As with any Oakland pitcher, it’s perhaps tempting to assume that a spacious home park is a primary factor to Blackburn’s success. He does, after all, have a 3.77 ERA in Oakland this year compared to a 4.54 mark on the road. But that’s largely a function of a .406 BABIP away from his home environs; Blackburn isn’t giving up gobs of home runs once he leaves his cavernous home setting and pitches in more neutral or hitter-friendly stadiums. He’s actually been more homer-prone at home — both this year and especially last year — than on the road.
Blackburn isn’t the same pitcher he was in 2022, but both versions were serviceable. On the whole, he has a 4.22 ERA in his past 196 innings at the big league level, with better fielding-independent marks — particularly in 2023, as he’s adopted a more slider-heavy approach that’s helped him induce more chases, miss more bats and limit hard contact at an elite level. Blackburn’s 86.8 mph average opponents’ exit velocity is in the 88th percentile of MLB pitchers. His paltry 4.7% barrel rate and 31.2% hard-hit rate rank in the 90th and 92nd percentiles, respectively.
Heading into the offseason, the A’s will have two years of control over Blackburn remaining. He’ll be due a raise on his already modest $1.9M salary, and the injury that sidelined him into May will tamp down his raise a bit and somewhat limit his earning power. He has the look of an affordable third or fourth starter who can be controlled for another couple seasons. A league-average strikeout rate, above-average command, below-average velocity and plenty of weak contact may not be the sexiest of profiles — but it’s undeniably valuable.

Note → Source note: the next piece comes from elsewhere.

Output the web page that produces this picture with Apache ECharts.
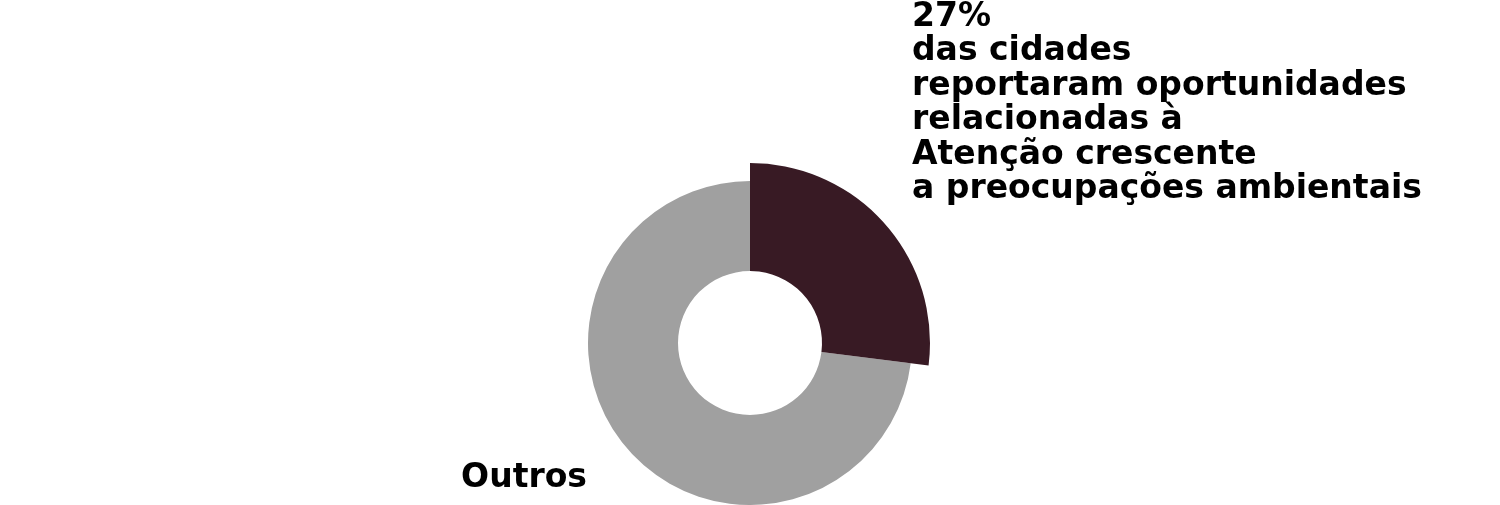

The A’s don’t have much left from their big league roster to peddle in the offseason, and it’s unfortunate for them that Blackburn’s peak trade value could coincide with a deep and talented crop of free-agent starting pitchers this winter. But teams that don’t want to meet those exorbitant open-market prices and are eyeing starters they can control beyond the 2024 campaign will surely ask Oakland GM David Forst about Blackburn’s availability. This year’s gains in strikeouts and continued strong command likely make him a more appealing arm than he has been in the past.